花粉壁可以保护花粉免受外界胁迫伤害，并在授粉过程的雌雄识别中起到重要作用。目前对花粉壁的具体化学组分及其形成的分子调控机制还不是特别清楚。作为重要的粮食作物，水稻雄性生殖器官发育与产量密切相关，因此深入了解水稻花药及花粉发育的分子机制显得尤为重要。我们分离到了一个新的雄性不育突变体dpw3（defective pollen wall 3），表型分析表明该突变体花药四分体时期花粉初生外壁不能正常形成，小孢子细胞膜不能波浪状弯曲，孢粉素前体不能正确组装，小孢子后期不能正常发育，导致花粉败育。序列分析表明DPW3编码一个α-类整合素蛋白，整合素在植物生殖发育过程中的作用目前还没有报道，本项目计划从DPW3在水稻花粉外壁细胞生物学水平上的影响、在水稻不同组织中表达水平、生化功能和调控网络的研究来探索α-类整合素DPW3在控制水稻花粉外壁发育的具体作用机制。揭示DPW3控制花粉外壁形成的新途径。
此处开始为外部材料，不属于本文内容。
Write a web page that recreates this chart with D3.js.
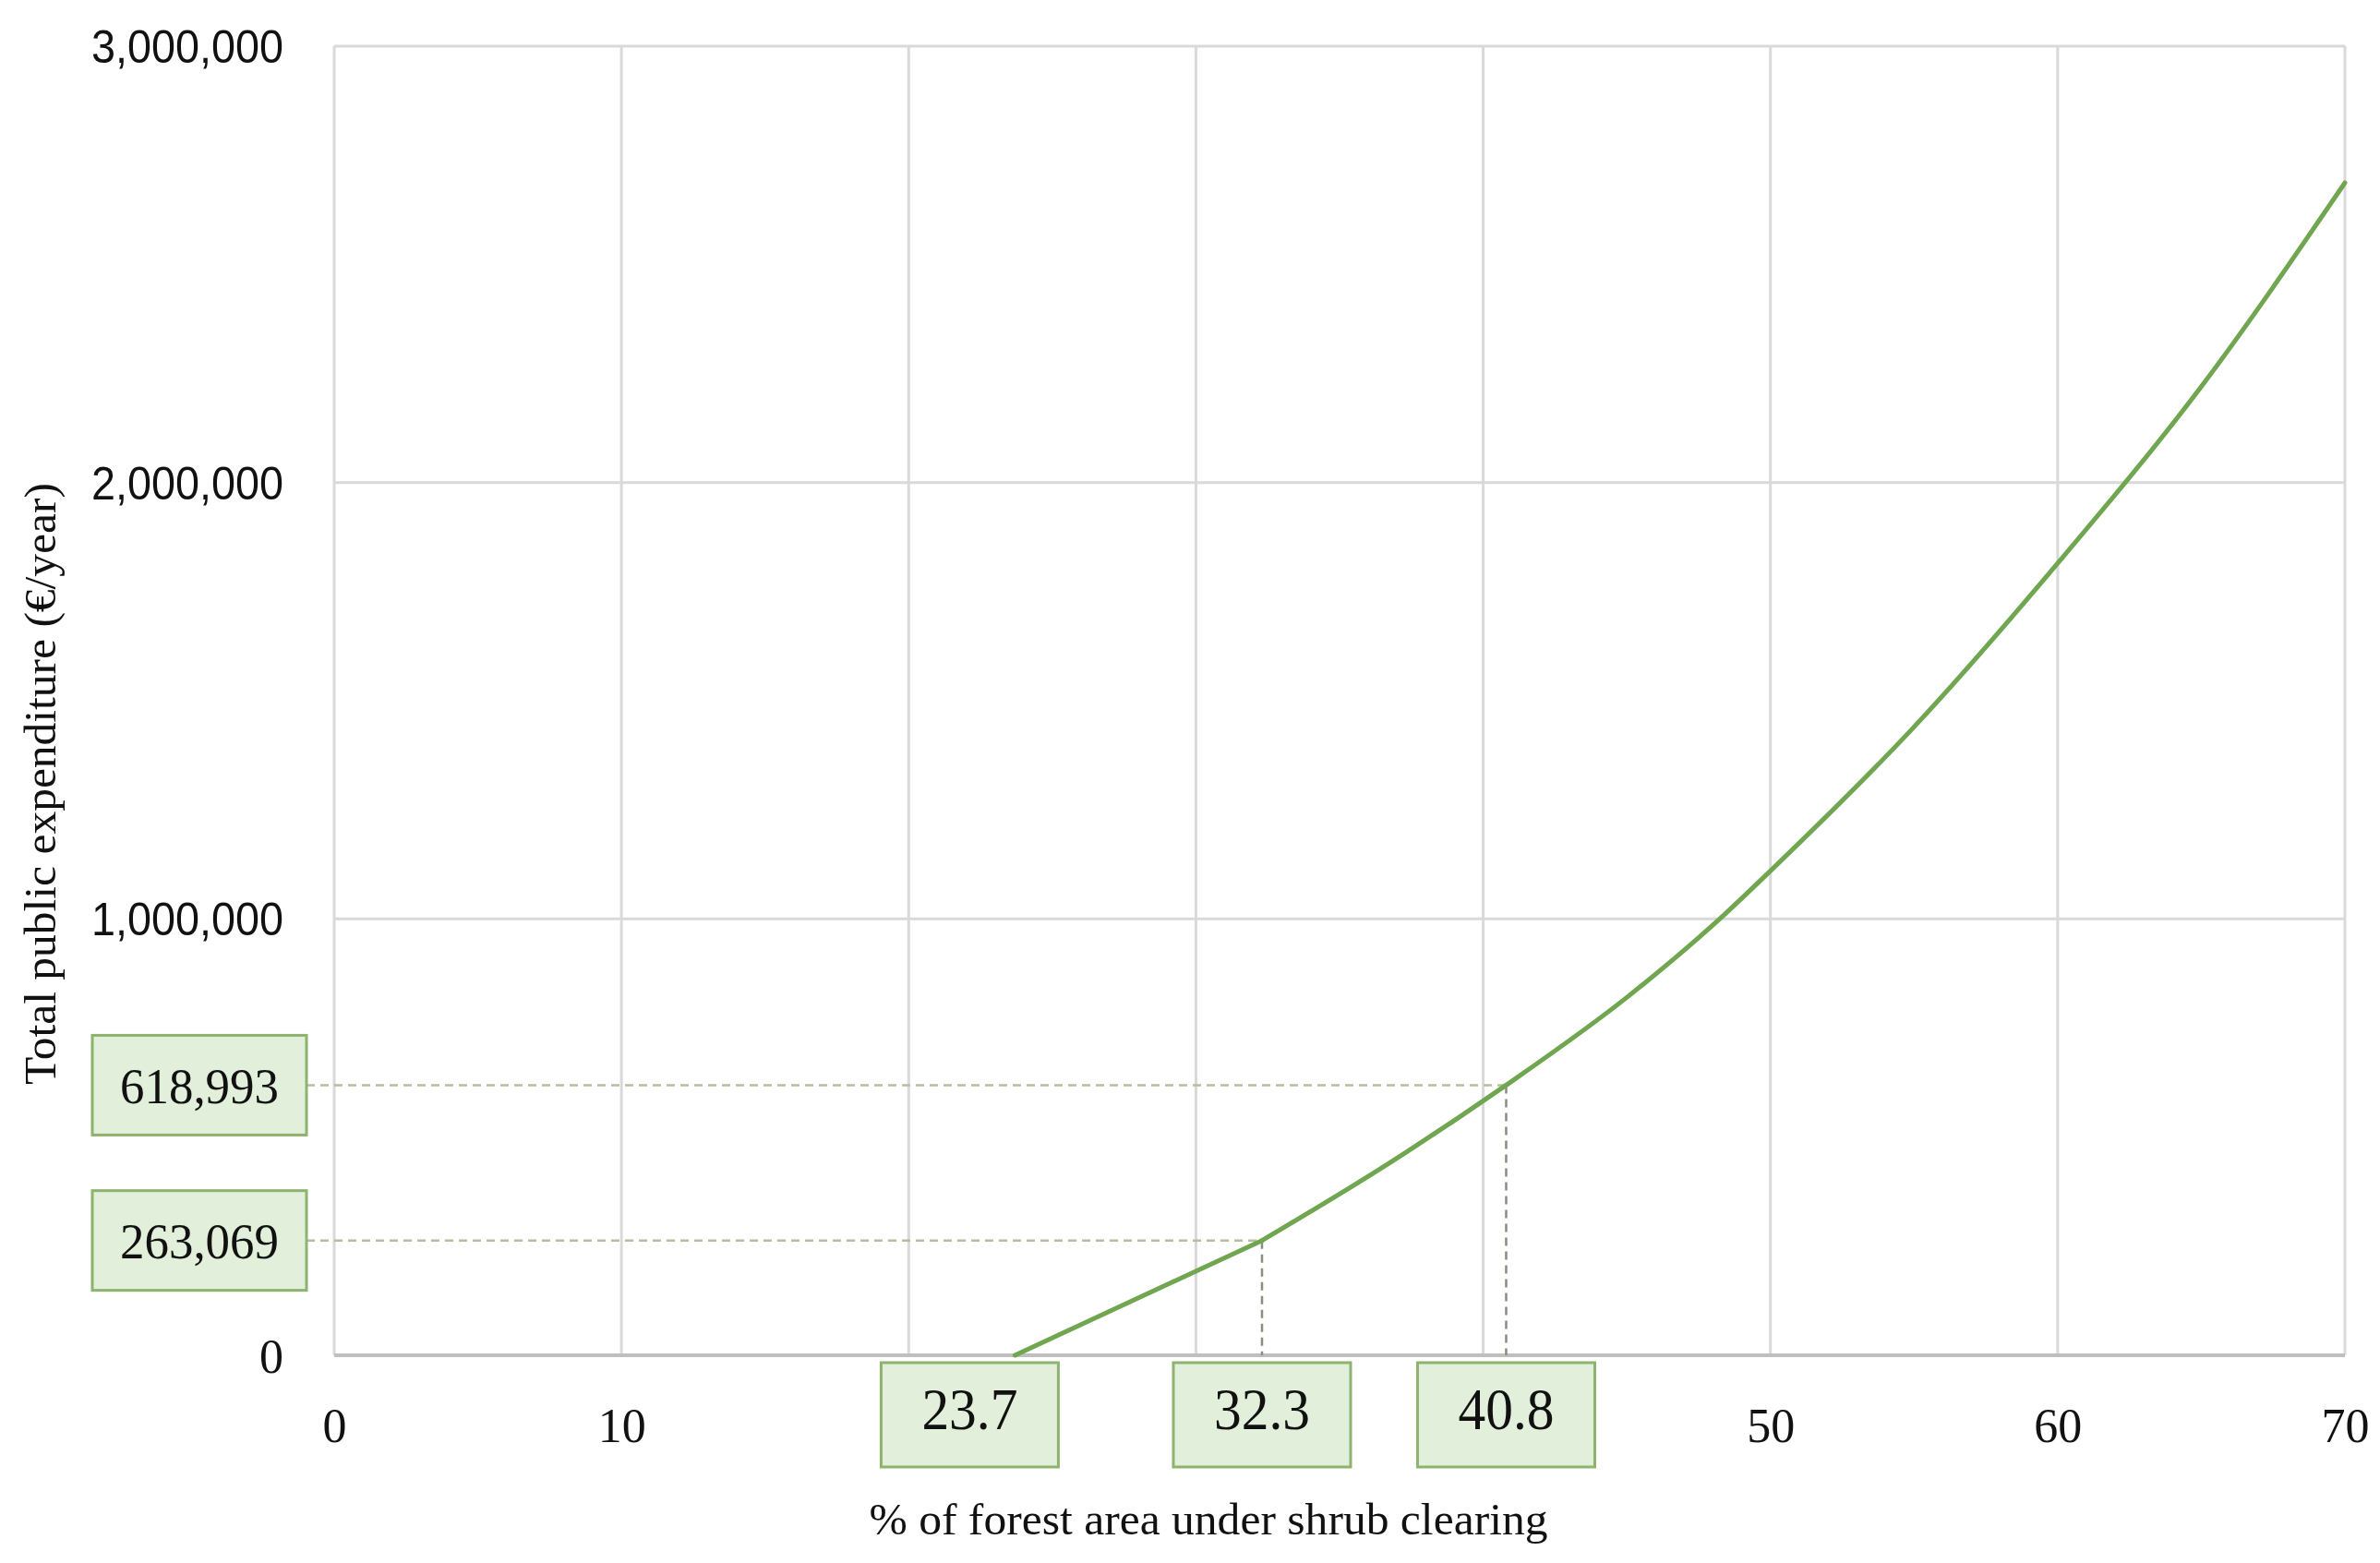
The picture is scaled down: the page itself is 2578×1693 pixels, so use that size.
<!DOCTYPE html>
<html>
<head>
<meta charset="utf-8">
<script src="https://cdn.jsdelivr.net/npm/d3@7"></script>
<style>
  body { margin: 0; background: #fff; }
  svg { display: block; }
</style>
</head>
<body>
<script>
// curve: % of forest area vs €/year
var shrubPct    = [23.7, 32.3, 36, 40.8, 45, 48.4, 50, 55, 60, 65, 70];
var expenditure = [0, 263069, 410000, 618993, 820000, 1010000, 1110000, 1440000, 1815000, 2220000, 2687000];

var xTicks = [0, 10, 20, 30, 40, 50, 60, 70];
var xTickLabels = [0, 10, 50, 60, 70]; // 20, 30, 40 sit behind the boxes
var yTicks = [0, 1000000, 2000000, 3000000];

// highlighted thresholds
var markPct   = [23.7, 32.3, 40.8];
var markValue = [263069, 618993];
var markPctLabel   = ['23.7', '32.3', '40.8'];
var markValueLabel = ['263,069', '618,993'];

var xTitle = '% of forest area under shrub clearing';
var yTitle = 'Total public expenditure (€/year)';

var W = 2578, H = 1693;
var plotL = 362, plotR = 2540, plotT = 50, plotB = 1468;
var green = '#70a650';
var serif = '"Liberation Serif", "DejaVu Serif", serif';
var sans  = '"Liberation Sans", Arial, sans-serif';

var svg = d3.select('body').append('svg').attr('width', W).attr('height', H);
svg.append('rect').attr('width', W).attr('height', H).attr('fill', '#fff');

var x = d3.scaleLinear().domain([0, 70]).range([plotL, plotR]);
var y = d3.scaleLinear().domain([0, 3000000]).range([plotB, plotT]);

// grid
svg.append('g').selectAll('line').data(xTicks).enter().append('line')
    .attr('x1', function(d){ return x(d); }).attr('x2', function(d){ return x(d); })
    .attr('y1', plotT).attr('y2', plotB)
    .attr('stroke', '#d9d9d9').attr('stroke-width', 3);
svg.append('g').selectAll('line').data(yTicks.slice(1)).enter().append('line')
    .attr('x1', plotL).attr('x2', plotR)
    .attr('y1', function(d){ return y(d); }).attr('y2', function(d){ return y(d); })
    .attr('stroke', '#d9d9d9').attr('stroke-width', 3);
// bottom axis line
svg.append('line').attr('x1', plotL).attr('x2', plotR).attr('y1', plotB).attr('y2', plotB)
    .attr('stroke', '#bfbfbf').attr('stroke-width', 4);

// x axis tick labels
var xAxis = d3.axisBottom(x).tickValues(xTickLabels).tickSize(0).tickPadding(0).tickFormat(d3.format('d'));
var gx = svg.append('g').attr('transform', 'translate(0,' + (plotB + 94) + ')').call(xAxis);
gx.select('.domain').remove();
gx.selectAll('text').attr('font-family', serif).attr('font-size', 52).attr('fill', '#111').attr('dy', 0);

// y axis tick labels
var yAxis = d3.axisLeft(y).tickValues(yTicks).tickSize(0).tickPadding(0).tickFormat(d3.format(','));
var gy = svg.append('g').attr('transform', 'translate(' + (plotL - 55) + ',0)').call(yAxis);
gy.select('.domain').remove();
gy.selectAll('text')
    .attr('font-family', function(d){ return d === 0 ? serif : sans; })
    .attr('font-size', function(d){ return d === 0 ? 52 : 50; })
    .attr('fill', '#111')
    .attr('dy', '0.35em')
    .attr('textLength', function(d){ return d === 0 ? null : 208; })
    .attr('lengthAdjust', 'spacingAndGlyphs');

// guide lines from the labelled points
var guides = markValue.map(function(v, i){ return { px: markPct[i + 1], v: v }; });
var boxRight = 332;
svg.append('g').selectAll('line').data(guides).enter().append('line')
    .attr('x1', boxRight).attr('x2', function(d){ return x(d.px); })
    .attr('y1', function(d){ return y(d.v); }).attr('y2', function(d){ return y(d.v); })
    .attr('stroke', '#b3bf9f').attr('stroke-width', 2.5).attr('stroke-dasharray', '9,6');
svg.append('g').selectAll('line').data(guides).enter().append('line')
    .attr('x1', function(d){ return x(d.px); }).attr('x2', function(d){ return x(d.px); })
    .attr('y1', function(d){ return y(d.v); }).attr('y2', plotB)
    .attr('stroke', '#8c8c80').attr('stroke-width', 2.5).attr('stroke-dasharray', '9,6');

// the curve: straight first stretch, then smooth
var pts = shrubPct.map(function(p, i){ return [p, expenditure[i]]; });
var straight = d3.line().x(function(d){ return x(d[0]); }).y(function(d){ return y(d[1]); });
var smooth = d3.line().x(function(d){ return x(d[0]); }).y(function(d){ return y(d[1]); }).curve(d3.curveMonotoneX);
svg.append('path').attr('d', straight(pts.slice(0, 2)))
    .attr('fill', 'none').attr('stroke', green).attr('stroke-width', 5).attr('stroke-linecap', 'round');
svg.append('path').attr('d', smooth(pts.slice(1)))
    .attr('fill', 'none').attr('stroke', green).attr('stroke-width', 5).attr('stroke-linecap', 'round');

// label boxes under the x axis
var boxFill = '#e2efda', boxStroke = '#8db36f';
var shiftX = [-49, 0, 0];
var bw = 192, bh = 113, btop = 1476;
var xb = svg.append('g').selectAll('g').data(markPct).enter().append('g')
    .attr('transform', function(d, i){ return 'translate(' + (x(d) + shiftX[i]) + ',' + btop + ')'; });
xb.append('rect').attr('x', -bw / 2).attr('y', 0).attr('width', bw).attr('height', bh)
    .attr('fill', boxFill).attr('stroke', boxStroke).attr('stroke-width', 3);
xb.append('text').attr('x', 0).attr('y', 72).attr('text-anchor', 'middle')
    .attr('font-family', serif).attr('font-size', 64).attr('fill', '#111')
    .attr('textLength', 104).attr('lengthAdjust', 'spacingAndGlyphs')
    .text(function(d, i){ return markPctLabel[i]; });

// label boxes left of the y axis
var yb = svg.append('g').selectAll('g').data(markValue).enter().append('g')
    .attr('transform', function(d){ return 'translate(100,' + (y(d) - 54) + ')'; });
yb.append('rect').attr('x', 0).attr('y', 0).attr('width', boxRight - 100).attr('height', 108)
    .attr('fill', boxFill).attr('stroke', boxStroke).attr('stroke-width', 3);
yb.append('text').attr('x', (boxRight - 100) / 2).attr('y', 54).attr('dy', '0.35em').attr('text-anchor', 'middle')
    .attr('font-family', serif).attr('font-size', 55).attr('fill', '#111')
    .attr('textLength', 172).attr('lengthAdjust', 'spacingAndGlyphs')
    .text(function(d, i){ return markValueLabel[i]; });

// axis titles
svg.append('text').attr('x', 1309).attr('y', 1662).attr('text-anchor', 'middle')
    .attr('font-family', serif).attr('font-size', 48).attr('fill', '#111')
    .attr('textLength', 735).attr('lengthAdjust', 'spacingAndGlyphs')
    .text(xTitle);
svg.append('text').attr('transform', 'translate(60,849) rotate(-90)').attr('text-anchor', 'middle')
    .attr('font-family', serif).attr('font-size', 48).attr('fill', '#111')
    .attr('textLength', 652).attr('lengthAdjust', 'spacingAndGlyphs')
    .text(yTitle);
</script>
</body>
</html>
The exine can protect pollen from environmental stresses, and also plays a significant role in male female interaction during pollination. The composition of pollen wall and the mechanisms underlying the biosynthesis, transport and ploymerization of the monomers remain poorly understood. Rice male reproductive development is closely related to grain yield, thus it is crucial to understand the molecular mechanism of anther and pollen development. This study characterized a novel rice male sterile mutant dpw3 (defective pollen wall 3), which shows the primexine was absent at tetrad stage, sporopollenin monomers can't deposition, microspores development abnormally, resulting the completely male sterility. DPW3 encodes a novel α-integrin like protein and there was no other reported about its function in the plant male reproduction. This study will using the cell biology methods, the expression level in different tissues, biochemical function and regulation network analysis to explore the mechanism of DPW3. It disclosed the DPW3 will afford a new pathway to participate in exine formation.